HC Deb 24 October 1935 vol 305 cc320-1
90. Sir DOUGLAS THOMSON

asked the Secretary to the Overseas Trade Department whether, in view of the difficulties experienced by British exporters in obtaining sterling payment by reason of exchange and other restrictions abroad, the Government can give any assistance through the Export Credits Guarantee Department to British traders in this respect?

Lieut.-Colonel COLVILLE

Yes, Sir. The Export Credits Guarantee Department is now prepared to provide some protection against the risk of frozen debts in future. It will do this by a guaranteeing payment in sterling within a definite period for exports of United Kingdom goods.

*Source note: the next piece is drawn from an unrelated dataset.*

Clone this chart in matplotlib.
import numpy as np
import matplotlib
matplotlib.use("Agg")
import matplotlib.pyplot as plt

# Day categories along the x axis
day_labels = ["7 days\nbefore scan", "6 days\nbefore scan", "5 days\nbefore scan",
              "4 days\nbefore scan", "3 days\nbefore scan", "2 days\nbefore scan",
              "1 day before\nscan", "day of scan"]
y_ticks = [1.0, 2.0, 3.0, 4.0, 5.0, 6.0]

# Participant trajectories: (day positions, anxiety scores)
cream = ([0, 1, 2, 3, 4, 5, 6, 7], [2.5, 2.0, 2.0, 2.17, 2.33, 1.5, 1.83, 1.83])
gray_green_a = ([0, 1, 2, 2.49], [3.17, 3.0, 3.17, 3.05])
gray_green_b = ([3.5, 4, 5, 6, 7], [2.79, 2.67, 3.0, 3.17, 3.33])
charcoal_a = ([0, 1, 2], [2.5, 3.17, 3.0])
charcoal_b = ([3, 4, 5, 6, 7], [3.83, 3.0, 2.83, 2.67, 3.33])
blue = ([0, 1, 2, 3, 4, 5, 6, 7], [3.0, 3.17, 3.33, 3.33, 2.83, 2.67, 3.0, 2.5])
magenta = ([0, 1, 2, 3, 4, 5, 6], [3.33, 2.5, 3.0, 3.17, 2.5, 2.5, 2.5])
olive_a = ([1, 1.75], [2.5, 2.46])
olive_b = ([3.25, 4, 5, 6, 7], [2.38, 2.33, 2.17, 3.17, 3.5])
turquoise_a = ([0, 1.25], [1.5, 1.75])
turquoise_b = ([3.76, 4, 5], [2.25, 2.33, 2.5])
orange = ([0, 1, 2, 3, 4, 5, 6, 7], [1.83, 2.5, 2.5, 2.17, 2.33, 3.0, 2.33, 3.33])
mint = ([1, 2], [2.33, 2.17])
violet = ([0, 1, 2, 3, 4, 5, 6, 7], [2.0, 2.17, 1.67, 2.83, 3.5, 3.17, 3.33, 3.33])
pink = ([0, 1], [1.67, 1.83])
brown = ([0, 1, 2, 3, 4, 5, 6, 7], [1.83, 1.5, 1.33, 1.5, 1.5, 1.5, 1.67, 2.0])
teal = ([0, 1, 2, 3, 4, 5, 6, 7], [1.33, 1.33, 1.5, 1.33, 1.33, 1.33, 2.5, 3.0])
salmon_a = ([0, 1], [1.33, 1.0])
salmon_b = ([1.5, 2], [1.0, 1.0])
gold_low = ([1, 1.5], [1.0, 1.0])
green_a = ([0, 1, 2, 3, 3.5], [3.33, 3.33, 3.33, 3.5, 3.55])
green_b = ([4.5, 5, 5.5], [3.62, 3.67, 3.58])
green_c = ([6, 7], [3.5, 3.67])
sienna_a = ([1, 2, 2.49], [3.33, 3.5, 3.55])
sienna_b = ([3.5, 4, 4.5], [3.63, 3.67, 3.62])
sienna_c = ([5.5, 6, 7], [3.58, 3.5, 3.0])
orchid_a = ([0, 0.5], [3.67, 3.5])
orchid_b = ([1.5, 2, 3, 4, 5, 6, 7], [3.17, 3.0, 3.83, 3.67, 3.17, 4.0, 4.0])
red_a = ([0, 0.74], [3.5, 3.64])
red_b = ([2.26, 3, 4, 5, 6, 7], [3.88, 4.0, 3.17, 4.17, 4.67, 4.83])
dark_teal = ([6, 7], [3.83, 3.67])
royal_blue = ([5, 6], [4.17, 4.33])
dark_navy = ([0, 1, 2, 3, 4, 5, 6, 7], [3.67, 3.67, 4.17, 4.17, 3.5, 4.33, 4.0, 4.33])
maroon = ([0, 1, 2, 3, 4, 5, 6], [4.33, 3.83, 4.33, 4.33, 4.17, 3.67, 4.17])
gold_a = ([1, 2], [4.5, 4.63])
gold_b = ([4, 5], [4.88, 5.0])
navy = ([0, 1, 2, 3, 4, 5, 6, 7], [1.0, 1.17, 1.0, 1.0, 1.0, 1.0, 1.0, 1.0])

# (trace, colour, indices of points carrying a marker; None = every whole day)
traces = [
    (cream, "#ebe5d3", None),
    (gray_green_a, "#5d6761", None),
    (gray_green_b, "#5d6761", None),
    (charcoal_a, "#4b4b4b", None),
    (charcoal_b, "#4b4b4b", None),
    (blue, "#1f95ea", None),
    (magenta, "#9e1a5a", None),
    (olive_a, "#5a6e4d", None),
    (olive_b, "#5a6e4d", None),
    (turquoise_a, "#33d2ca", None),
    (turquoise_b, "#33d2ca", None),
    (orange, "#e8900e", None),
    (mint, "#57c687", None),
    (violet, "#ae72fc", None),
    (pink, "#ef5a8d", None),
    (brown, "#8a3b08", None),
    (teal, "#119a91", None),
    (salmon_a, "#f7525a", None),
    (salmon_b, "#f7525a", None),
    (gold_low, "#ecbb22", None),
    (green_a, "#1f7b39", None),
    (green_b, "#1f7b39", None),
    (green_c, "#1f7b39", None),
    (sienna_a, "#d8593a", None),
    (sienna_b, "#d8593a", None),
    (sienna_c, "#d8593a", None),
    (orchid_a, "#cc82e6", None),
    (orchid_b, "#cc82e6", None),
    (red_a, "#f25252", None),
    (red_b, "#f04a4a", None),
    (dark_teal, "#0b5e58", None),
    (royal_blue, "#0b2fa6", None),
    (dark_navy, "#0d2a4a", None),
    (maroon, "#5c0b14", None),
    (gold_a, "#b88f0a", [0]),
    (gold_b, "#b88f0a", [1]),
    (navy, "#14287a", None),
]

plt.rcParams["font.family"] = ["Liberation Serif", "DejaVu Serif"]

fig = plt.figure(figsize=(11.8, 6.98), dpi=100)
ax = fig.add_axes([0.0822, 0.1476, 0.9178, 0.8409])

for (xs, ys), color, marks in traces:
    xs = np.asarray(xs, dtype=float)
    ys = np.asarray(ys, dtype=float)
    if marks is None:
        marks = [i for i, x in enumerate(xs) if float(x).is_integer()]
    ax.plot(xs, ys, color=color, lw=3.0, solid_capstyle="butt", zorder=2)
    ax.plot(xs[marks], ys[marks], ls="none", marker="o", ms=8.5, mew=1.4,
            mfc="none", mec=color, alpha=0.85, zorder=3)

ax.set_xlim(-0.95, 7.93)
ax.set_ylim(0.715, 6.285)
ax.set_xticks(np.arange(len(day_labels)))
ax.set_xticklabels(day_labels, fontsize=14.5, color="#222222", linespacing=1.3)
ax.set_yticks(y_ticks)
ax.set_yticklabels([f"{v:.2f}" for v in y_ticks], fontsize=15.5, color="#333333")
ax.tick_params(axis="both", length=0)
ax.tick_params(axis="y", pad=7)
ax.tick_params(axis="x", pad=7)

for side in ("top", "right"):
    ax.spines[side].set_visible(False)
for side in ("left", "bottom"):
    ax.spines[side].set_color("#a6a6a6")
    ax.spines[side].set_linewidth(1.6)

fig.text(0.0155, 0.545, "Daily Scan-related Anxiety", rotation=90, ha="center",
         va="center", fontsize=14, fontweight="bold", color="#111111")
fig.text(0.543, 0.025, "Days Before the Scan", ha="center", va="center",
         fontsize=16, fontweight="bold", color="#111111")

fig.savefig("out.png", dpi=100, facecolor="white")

The general conditions of this arrangement are too long to explain here and I will, with the hon. Member's permission, circulate a statement.

Mr. HENDERSON STEWART

Since when has this new arrangement been in force?

Lieut.-Colonel COLVILLE

It is just coming into force now,

Following is the statement:

  1. 1. The Export Credits Guarantee Department is prepared to issue policies ensuring that exporters of United Kingdom goods will be paid in sterling within a definite period. This period will normally be six months after the due date for payment.
  2. 2. The guarantee will cover all shipments coming within the terms of the policy which are made within three months after the issue or extension of the policy.
  3. 3. The guarantee will extend to 75 per cent. of the sterling value of the goods, and the Department will have a first charge on ultimate receipts.
  4. 321
  5. 4. A small premium will be charged, and certain conditions will be imposed. The scheme is designed to be self-supporting.
  6. 5. It will be necessary for the solvency of the overseas buyer to be insured under the existing facilities of the Export Credits Guarantee Department, and for the exporter to comply with the exchange regulations of the country to which the goods are sent.
  7. 6. The facilities will only apply where goods are invoiced in terms of sterling. No protection is offered against the risk of fluctuations in a foreign currency.
  8. 7. The guarantees will not he available for all countries, as there are certain countries in which the exchange conditions render the application of this scheme at present impracticable.